デヴィッド・R・ホーキンズ著「パワーか、フォースか」の意識レベル理論を実生活で活かす方法をお伝えしています

「人に迷惑をかけない」より大切なこと

「人に迷惑をかけない」より大切なこと

 
児童相談所の一時保護所で誕生日を迎える子どもがいます。
一時保護所とは、虐待や非行、その他の理由で家庭で生活できない子どもを一時的に預かる場所です。基本的には集団生活で、外出も自由にできません。(通学も原則としてできません)
一時保護所にいると、誰にも祝われることなく誕生日が終わってしまいます。

どんなに悪さを繰り返す非行児さんも、虐待を受けた子も、自分の誕生日はとても気にします。
誕生日に親御さんが面会に来てくれる子はまだいいですが、まるっきり音沙汰なしという家庭もたくさんあります。
僕はどんな子でも誕生日だけは大切にすると決めていたので、担当していた子の誕生日には必ず顔を見にいくようにしていました。

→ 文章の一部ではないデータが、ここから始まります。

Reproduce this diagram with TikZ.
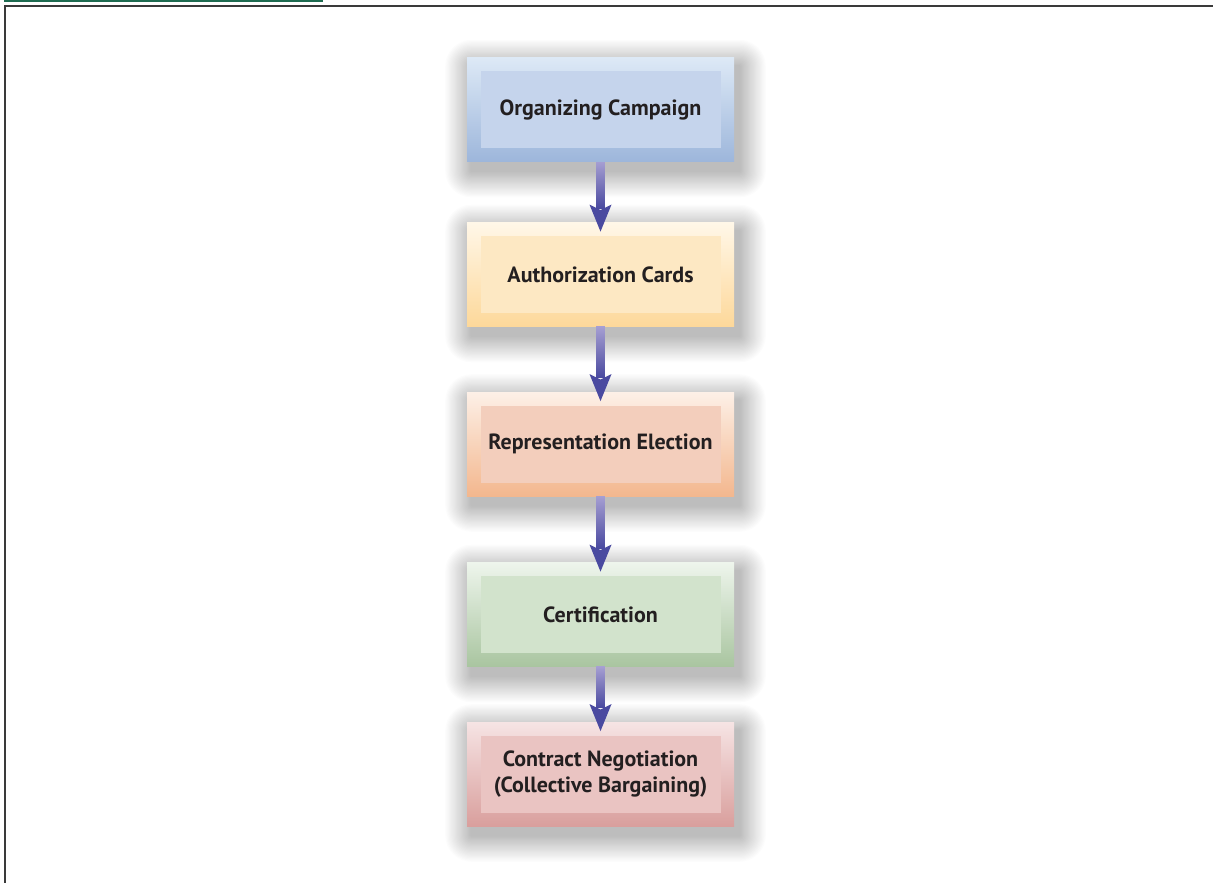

その年の誕生日がたまたま日曜日だった非行児さんがいました。
誕生日の数日前に、僕は、誕生日の当日に会いにくるとその子に約束しました。

「えー、でも日曜日やん。出口さん大変やない?」
そんな気遣いの言葉をかけてくれました。

非行と名のつく問題行動は全てやり尽くし、親も学校も地域もお手上げだった子です。
そんな子の口から僕を気遣う言葉をかけてもらった僕は思わず
「◯◯ちゃんって、優しいんやね」とぽろっと口にしました。

するとその子は、「えーーーーっ、なん、マジで。もう、照れる〜!!!!!」とめちゃくちゃ照れ出したのです。

僕が何気なくかけた言葉が、その子には特別な意味を持っていました。
十数年間の人生の中で、こんなちょっとした褒め言葉ですら、彼女はかけてもらったことがなかったのです。
この彼女のリアクションに、僕もまたショックを受けていました。

問題行動を起こす子ども達は、「人に迷惑をかけるな」「被害者の気持ちを考えろ」と散々言われ続けています。
しかし、自分自身が大切に慈しまれた体験がなく、自分で自分のことを大切にできない子が、他人のことを大切にできるわけがありません。

僕は非行児さんには、いつもこう伝えます。
「子どものうちは、親や児童相談所に迷惑をかけていい。どんどんかけなさい。君が今、学ばないといけないことは、自分自身を大切にすることです。その本当の意味がわかったら、もう僕のところには来なくていいですよ」

自分を愛すること、大切にすること、認めること。
大人でさえ(大人だからこそ)難しく感じてしまう人も少なくないですが、すべての出発点はここにあります。